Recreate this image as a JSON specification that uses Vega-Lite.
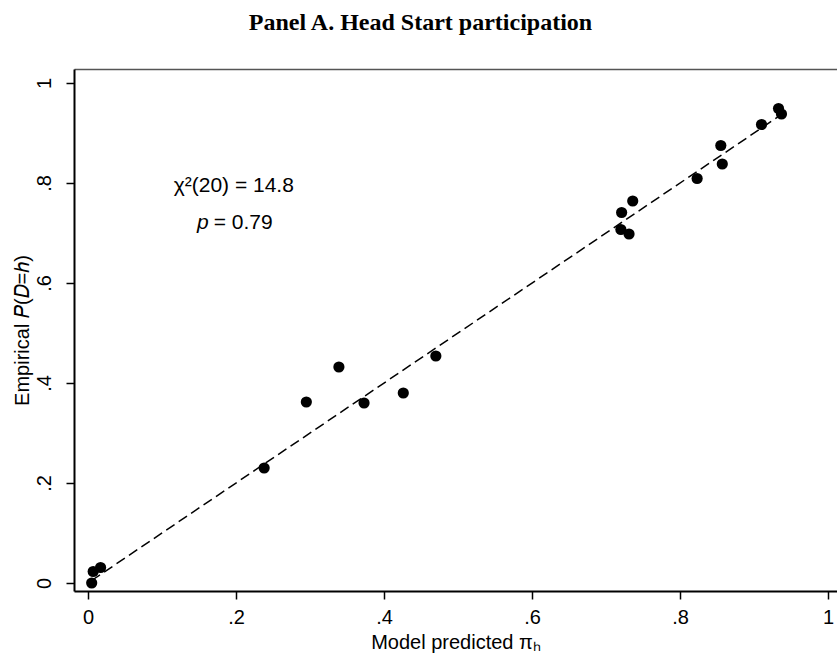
{
  "$schema": "https://vega.github.io/schema/vega-lite/v6.json",
  "width": 763,
  "height": 522,
  "autosize": {"type": "none"},
  "padding": {"left": 74, "top": 69, "right": 0, "bottom": 70},
  "background": "white",
  "config": {
    "view": {"stroke": null},
    "font": "Liberation Sans",
    "axis": {"grid": false, "domainColor": "black", "tickColor": "black", "labelColor": "black", "titleColor": "black", "labelFont": "Liberation Sans", "titleFont": "Liberation Sans", "titleFontWeight": "normal"}
  },
  "title": {"text": "Panel A. Head Start participation", "font": "Liberation Serif", "fontSize": 24, "fontWeight": "bold", "color": "black", "anchor": "middle", "dx": -35, "offset": 34},
  "datasets": {
    "pts": [
      {"pred": 0.005, "emp": 0.0},
      {"pred": 0.007, "emp": 0.023},
      {"pred": 0.017, "emp": 0.031},
      {"pred": 0.238, "emp": 0.23},
      {"pred": 0.295, "emp": 0.362},
      {"pred": 0.339, "emp": 0.432},
      {"pred": 0.373, "emp": 0.36},
      {"pred": 0.426, "emp": 0.38},
      {"pred": 0.47, "emp": 0.454},
      {"pred": 0.72, "emp": 0.707},
      {"pred": 0.721, "emp": 0.741},
      {"pred": 0.731, "emp": 0.698},
      {"pred": 0.736, "emp": 0.764},
      {"pred": 0.823, "emp": 0.809},
      {"pred": 0.855, "emp": 0.875},
      {"pred": 0.857, "emp": 0.838},
      {"pred": 0.91, "emp": 0.917},
      {"pred": 0.933, "emp": 0.949},
      {"pred": 0.937, "emp": 0.938}
    ],
    "fit": [
      {"pred": 0.005, "emp": 0.005},
      {"pred": 0.94, "emp": 0.94}
    ],
    "ann": [
      {"pred": 0.197, "emp": 0.794, "label": "χ²(20) = 14.8"}
    ],
    "annp": [
      {"pred": 0.163, "emp": 0.72, "label": "p"}
    ],
    "annv": [
      {"pred": 0.163, "emp": 0.72, "label": "= 0.79"}
    ]
  },
  "resolve": {"axis": {"x": "independent"}},
  "layer": [
    {
      "data": {"name": "pts"},
      "mark": {"type": "point", "filled": true, "shape": "circle", "size": 125, "color": "black", "opacity": 1},
      "encoding": {
        "x": {"field": "pred", "type": "quantitative", "scale": {"domain": [-0.0189, 1.012], "nice": false, "zero": false},
          "axis": {"orient": "bottom", "values": [0, 0.2, 0.4, 0.6, 0.8, 1], "labelExpr": "datum.value == 0 ? '0' : datum.value == 1 ? '1' : replace(format(datum.value, '.1f'), '0.', '.')", "labelFontSize": 20, "tickSize": 8, "labelPadding": 8, "domainWidth": 2, "tickWidth": 1.5, "title": "Model predicted πₕ", "titleFontSize": 20, "titlePadding": 5, "labelFlush": false}},
        "y": {"field": "emp", "type": "quantitative", "scale": {"domain": [-0.016, 1.028], "nice": false, "zero": false},
          "axis": {"orient": "left", "values": [0, 0.2, 0.4, 0.6, 0.8, 1], "labelExpr": "datum.value == 0 ? '0' : datum.value == 1 ? '1' : replace(format(datum.value, '.1f'), '0.', '.')", "labelFontSize": 20, "labelAngle": -90, "labelAlign": "center", "labelBaseline": "bottom", "tickSize": 8, "labelPadding": 12, "domainWidth": 2, "tickWidth": 1.5, "title": "Empirical 𝑃(𝐷=ℎ)", "titleFontSize": 20, "titlePadding": 2, "labelFlush": false}}
      }
    },
    {
      "data": {"name": "fit"},
      "mark": {"type": "line", "color": "black", "strokeWidth": 1.5, "strokeDash": [10, 5]},
      "encoding": {
        "x": {"field": "pred", "type": "quantitative", "axis": {"orient": "top", "labels": false, "ticks": false, "title": null, "domainColor": "#555555", "domainWidth": 1.5}},
        "y": {"field": "emp", "type": "quantitative"}
      }
    },
    {
      "data": {"name": "ann"},
      "mark": {"type": "text", "fontSize": 21, "align": "center", "baseline": "middle", "color": "black"},
      "encoding": {
        "x": {"field": "pred", "type": "quantitative", "axis": null},
        "y": {"field": "emp", "type": "quantitative"},
        "text": {"field": "label"}
      }
    },
    {
      "data": {"name": "annp"},
      "mark": {"type": "text", "fontSize": 21, "fontStyle": "italic", "align": "right", "baseline": "middle", "color": "black"},
      "encoding": {
        "x": {"field": "pred", "type": "quantitative", "axis": null},
        "y": {"field": "emp", "type": "quantitative"},
        "text": {"field": "label"}
      }
    },
    {
      "data": {"name": "annv"},
      "mark": {"type": "text", "fontSize": 21, "align": "left", "baseline": "middle", "color": "black", "dx": 5},
      "encoding": {
        "x": {"field": "pred", "type": "quantitative", "axis": null},
        "y": {"field": "emp", "type": "quantitative"},
        "text": {"field": "label"}
      }
    }
  ]
}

● ● ●

(WRITTEN REQUEST) Copy each line exactly, and leave the pictures out of your copy.

(OUTPUT BELOW)
Recreate this image as a JSON specification that uses Vega-Lite.
{
  "$schema": "https://vega.github.io/schema/vega-lite/v6.json",
  "width": 763,
  "height": 522,
  "autosize": {"type": "none"},
  "padding": {"left": 74, "top": 69, "right": 0, "bottom": 70},
  "background": "white",
  "config": {
    "view": {"stroke": null},
    "font": "Liberation Sans",
    "axis": {"grid": false, "domainColor": "black", "tickColor": "black", "labelColor": "black", "titleColor": "black", "labelFont": "Liberation Sans", "titleFont": "Liberation Sans", "titleFontWeight": "normal"}
  },
  "title": {"text": "Panel A. Head Start participation", "font": "Liberation Serif", "fontSize": 24, "fontWeight": "bold", "color": "black", "anchor": "middle", "dx": -35, "offset": 34},
  "datasets": {
    "pts": [
      {"pred": 0.005, "emp": 0.0},
      {"pred": 0.007, "emp": 0.023},
      {"pred": 0.017, "emp": 0.031},
      {"pred": 0.238, "emp": 0.23},
      {"pred": 0.295, "emp": 0.362},
      {"pred": 0.339, "emp": 0.432},
      {"pred": 0.373, "emp": 0.36},
      {"pred": 0.426, "emp": 0.38},
      {"pred": 0.47, "emp": 0.454},
      {"pred": 0.72, "emp": 0.707},
      {"pred": 0.721, "emp": 0.741},
      {"pred": 0.731, "emp": 0.698},
      {"pred": 0.736, "emp": 0.764},
      {"pred": 0.823, "emp": 0.809},
      {"pred": 0.855, "emp": 0.875},
      {"pred": 0.857, "emp": 0.838},
      {"pred": 0.91, "emp": 0.917},
      {"pred": 0.933, "emp": 0.949},
      {"pred": 0.937, "emp": 0.938}
    ],
    "fit": [
      {"pred": 0.005, "emp": 0.005},
      {"pred": 0.94, "emp": 0.94}
    ],
    "ann": [
      {"pred": 0.197, "emp": 0.794, "label": "χ²(20) = 14.8"}
    ],
    "annp": [
      {"pred": 0.163, "emp": 0.72, "label": "p"}
    ],
    "annv": [
      {"pred": 0.163, "emp": 0.72, "label": "= 0.79"}
    ]
  },
  "resolve": {"axis": {"x": "independent"}},
  "layer": [
    {
      "data": {"name": "pts"},
      "mark": {"type": "point", "filled": true, "shape": "circle", "size": 125, "color": "black", "opacity": 1},
      "encoding": {
        "x": {"field": "pred", "type": "quantitative", "scale": {"domain": [-0.0189, 1.012], "nice": false, "zero": false},
          "axis": {"orient": "bottom", "values": [0, 0.2, 0.4, 0.6, 0.8, 1], "labelExpr": "datum.value == 0 ? '0' : datum.value == 1 ? '1' : replace(format(datum.value, '.1f'), '0.', '.')", "labelFontSize": 20, "tickSize": 8, "labelPadding": 8, "domainWidth": 2, "tickWidth": 1.5, "title": "Model predicted πₕ", "titleFontSize": 20, "titlePadding": 5, "labelFlush": false}},
        "y": {"field": "emp", "type": "quantitative", "scale": {"domain": [-0.016, 1.028], "nice": false, "zero": false},
          "axis": {"orient": "left", "values": [0, 0.2, 0.4, 0.6, 0.8, 1], "labelExpr": "datum.value == 0 ? '0' : datum.value == 1 ? '1' : replace(format(datum.value, '.1f'), '0.', '.')", "labelFontSize": 20, "labelAngle": -90, "labelAlign": "center", "labelBaseline": "bottom", "tickSize": 8, "labelPadding": 12, "domainWidth": 2, "tickWidth": 1.5, "title": "Empirical 𝑃(𝐷=ℎ)", "titleFontSize": 20, "titlePadding": 2, "labelFlush": false}}
      }
    },
    {
      "data": {"name": "fit"},
      "mark": {"type": "line", "color": "black", "strokeWidth": 1.5, "strokeDash": [10, 5]},
      "encoding": {
        "x": {"field": "pred", "type": "quantitative", "axis": {"orient": "top", "labels": false, "ticks": false, "title": null, "domainColor": "#555555", "domainWidth": 1.5}},
        "y": {"field": "emp", "type": "quantitative"}
      }
    },
    {
      "data": {"name": "ann"},
      "mark": {"type": "text", "fontSize": 21, "align": "center", "baseline": "middle", "color": "black"},
      "encoding": {
        "x": {"field": "pred", "type": "quantitative", "axis": null},
        "y": {"field": "emp", "type": "quantitative"},
        "text": {"field": "label"}
      }
    },
    {
      "data": {"name": "annp"},
      "mark": {"type": "text", "fontSize": 21, "fontStyle": "italic", "align": "right", "baseline": "middle", "color": "black"},
      "encoding": {
        "x": {"field": "pred", "type": "quantitative", "axis": null},
        "y": {"field": "emp", "type": "quantitative"},
        "text": {"field": "label"}
      }
    },
    {
      "data": {"name": "annv"},
      "mark": {"type": "text", "fontSize": 21, "align": "left", "baseline": "middle", "color": "black", "dx": 5},
      "encoding": {
        "x": {"field": "pred", "type": "quantitative", "axis": null},
        "y": {"field": "emp", "type": "quantitative"},
        "text": {"field": "label"}
      }
    }
  ]
}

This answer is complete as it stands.